Flagg is an unprecedented player at an unprecedented time.

Never has a kid from Maine done what he did in college basketball this year, amassing nearly all of the player of the year honors and leading his team to the Final Four.

And never have college sports seen such a lucrative time for athletes, who are now able to amass millions of dollars in name, image and likeness deals while they are still in college.

With all of that money also comes a layer of murkiness. Terms of NIL deals aren’t necessarily disclosed. So people and online platforms that track NIL money can estimate what a player might be worth or already getting through sponsorship deals, but a lot of those numbers are just that: estimates.

So while the recently reported NIL number for Flagg is gargantuan, it raises as many questions as it answers. In a May conversation between longtime journalists Howard Bryant and Bob Costas, Bryant told Costas that Flagg made $13 million in a deal with footwear and apparel company New Balance and $15 million with sports merchandiser Fanatics.

That $28 million reported total between just two companies has drawn significant attention. And understandably so. But Bryant saying it and Flagg or the companies confirming it are two different things (that’s a reflection on the very nature of NIL funding and not on Bryant’s sourcing).

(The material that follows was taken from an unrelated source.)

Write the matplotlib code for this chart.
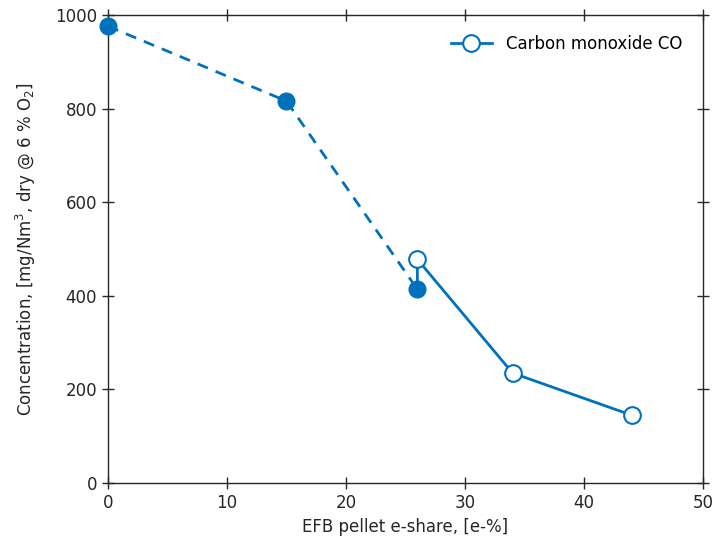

When each of these deals were announced, New Balance in August of 2024 and Fanatics in January 2025, their totals and structure were not entirely clear. And it remains unclear if those reported numbers cover just one or multiple years for these deals. The Athletic reported the Fanatics deal to be a multi-year agreement in January, and ESPN described the New Balance deal as “significant” when that news broke last August. The New Balance partnership is widely expected to be a multi-year deal as well.

The two companies are also not the only businesses that Flagg has inked agreements with.

On Tuesday, Flagg’s Instagram account featured a link to Cort Furniture, another of his NIL partners. And just think about some of the other prominent commercials that Flagg was featured in during this year’s March Madness tournament. There was the AT&T commercial with his grandmother, and the Gatorade spot that he appeared in with JuJu Watkins from USC and Paige Bueckers from UConn.

These other partnerships surely add significant value to Cooper Flagg’s sizable but still undisclosed NIL total. So while there still may be some uncertainty about that reported $28 million, there is no doubt that Flagg’s NIL earnings transcend those two deals alone.

As others have already pointed out, the gulf between Bryant’s reported figures and other existing estimates for Flagg’s NIL valuation is wide. On3, an online media and technology platform that tracks NIL valuations and college recruiting, has Flagg’s project annual NIL valuation at $4.8 million. While drastically lower than the $28 million that Bryant has reported, that estimate still ranks Flagg second overall in the entire country in On3’s calculations (behind University of Texas quarterback Arch Manning of Texas).

These different sets of numbers don’t necessarily mean that anyone is wrong. There could be different methodology at work, especially when it comes to the question of annual valuation vs. multi-year deals. But as that $28 million figure continues to garner attention, remember that it doesn’t tell the whole story in a dizzying NIL landscape.